The list of their obvious grievances is long and shocking: young aristocrats bound by the conventions of matchmaking with no hope to challenge the choices made, young artists doomed to work at the fringe of the academies’ influence (as women of course cannot decently study the male anatomy, which means that they would never be able to paint in the expected rigorous and convincing way the male characters set to feature in the paintings bringing prestige and prizes, like mythological painting or paintings), girls who must please men’s definition of sex and desire, women who must deal with whatever their matrices hold (the pain of the periods or the unwanted fetus).
Héloïse’s rebellious streak is an acute awareness of this unequal status; she would not refrain from hobnobbing with her servant and Sophie’s experience would suggest to her another use for the art of Marianne – painting what women must suffer in their intimacy, a blunt, documentary look at the female experience that would be scandalous for her contemporaries (and still an embarrassment in the 20th century cinema and television). Her love, which is also essentially scandalous for the Church (especially as she used to live in a convent) and unusual at the time of libertinism (which has been obviously male-defined), is a willful act of pleasure and liberty asserting that women are as free as the men in the matters of the heart. Her story is truly, wonderfully, a “Portrait d’une jeune fille en feu” – “Portrait of a Lady on Fire”.

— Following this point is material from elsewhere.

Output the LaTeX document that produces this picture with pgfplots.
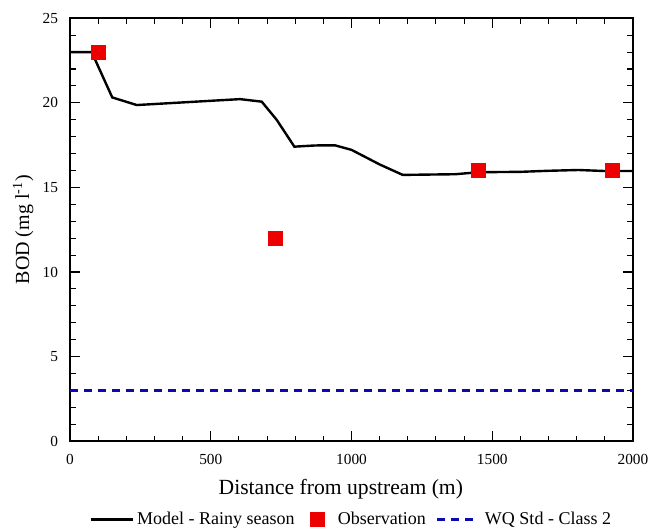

In a remarkable development, her adventures lead her to take part to a strange, secret meeting of women from seemingly various stripes of life one evening in the Brittany countryside. The pretext is the talk Sophie needs to have with a middle-aged woman handling undesired pregnancies; the outcome is a celebration of women’s solidarity and identity in the shadow of the society, the hint that despite conventions, challenges and constraints, women can still have a space of their own, free and fair (the point feels even more stronger when you realize that is one of the very few scenes of the film where a music is played, as if the soundtrack could only become relevant if it highlights a true feminine spirit). Appropriately, gracefully, this is the moment when the camera shows, through gazes, attitudes but also strikingly fantastic images, Héloïse and Marianne are fully in love with each other, ripe for a sensuous relationship, ready to go further in their conquest of liberty and happiness.